I think I got to my max so fast this month because not only am I not working (free phone calls and long distance!), I've been using my phone quite a bit to organize things & appointments with doctors.

Don't be surprised if you hear from me at 9:01PM or on Saturday morning when it's a weekend call: "It's not you, it's me."

Sincerely,
Chatty Kathy (minus a phone)

Wednesday, April 05, 2006

May We Have The Envelope Please...

The doctor I saw today for a second opinion had one of the following statements to say:
a) "Oh sorry, the dog ate my opinion on the way to work this morning."
b) "Ernie Deo-who-a-what-what? You're not on my list to see."
c) "Take two aspirin and call me in the morning."
d) None of the above. He didn't give an opinion.

Correct answer: d) None of the above. He didn't give an opinion.

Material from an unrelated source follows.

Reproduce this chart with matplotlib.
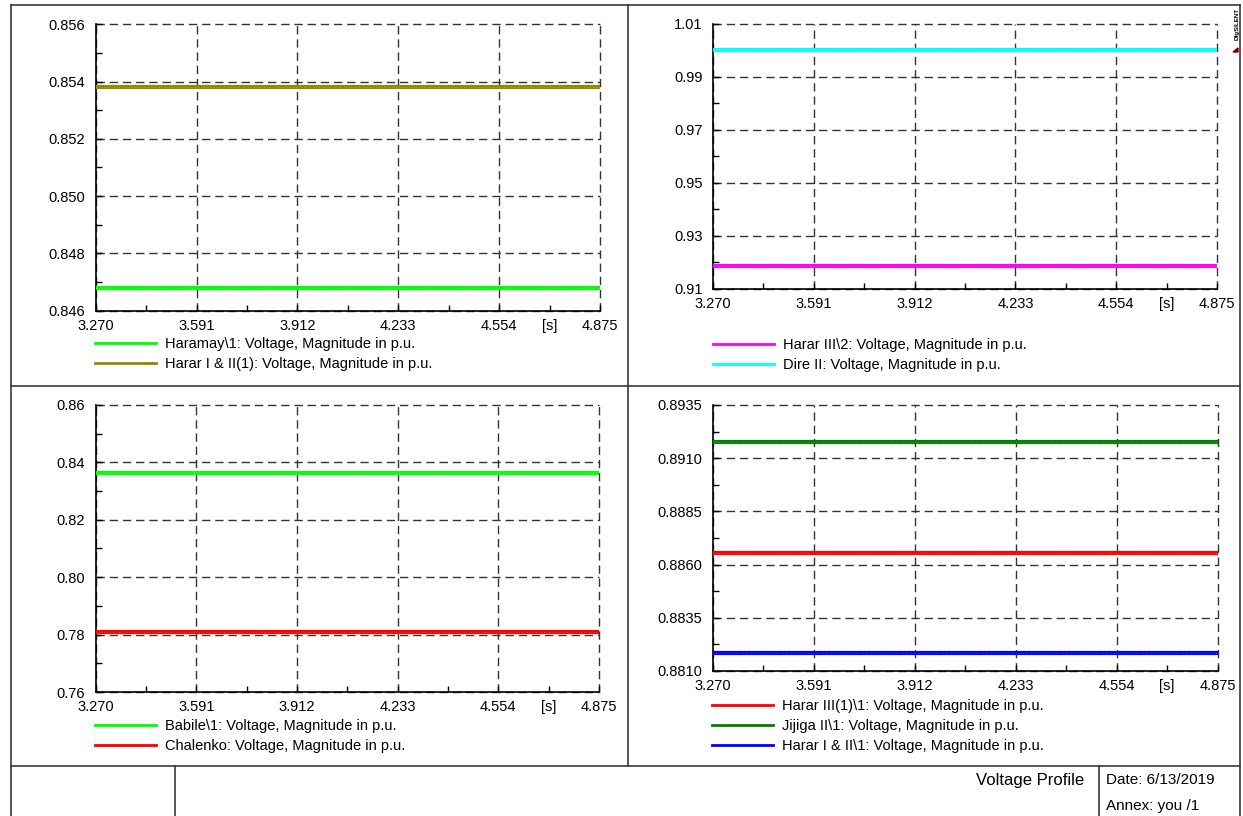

What?! You drove all the way up to Bal'mer and the doctor didn't give an answer? You got ripped, jipped, and a bunch of lip. But this is what really took place today...

My tumor is so rare that he felt his opinion solely was too narrow to bear any weight, so he's taking my case and presenting it to the entire neurology board Monday morning. At the presentation, there will be a pathologist and chemotherapist attending so they can also give feedback. Together they will reach an opinion Monday and as soon as the meeting is adjourned, he will let me know their answer.

Yeah, it seemed strange that they didn't call me to just move the appointment to Monday, but he needed to test my motor skills and get my present overall being for the presentation on Monday. I checked out fine. Now I'm just a ball of nerves, extremely frustrated, and a little depressed being Ernie.

Tuesday, April 04, 2006

And A Cherry On Top!

Ah, it's so great to be me. A malignant brain tumor, a year of chemo on the way, living at home with a smothering mother, and now a car accident.

I'm up in D.C. right now to see a doctor in Baltimore. I'm going to him for a second opinion about my doctor's decision to have gamma knife radiation done twice and chemotherapy to immediately start afterwards. This doctor is supposedly very good and extremely popular in the brain tumor scene.

Today, a car ahead of me decided to make a left turn from the far right lane. As he crossed my lane, I hit him with my parents' minivan I borrowed for my trip. Fortunately, the car behind me was a cop and saw the whole thing take place. Mr. Policeman-as-my-witness put the fault on the idiot, so his insurance will have to pay for the damage and car rental while my parents' van is in the shop.

I know it could have been worse. Someone could have been hurt. It could have been my fault. The car could have been undriveable, or worse, totalled. But still, I think this will only make my parents even more controlling.

Sunday, April 02, 2006

"Must See Thursdays On NBC"

They call it that because you must see a lot of commercials if you want to watch the sitcoms.

The Thursday night line-up on NBC is 'Scrubs' (not true), 'My Name Is Earl', and 'The Office'. According to an article found in Entertainment Weekly, this hour and a half block of programming is actually only 66 minutes of programming time, leaving the reader to sit through 24 minutes of commercials. That's enough time for another episode!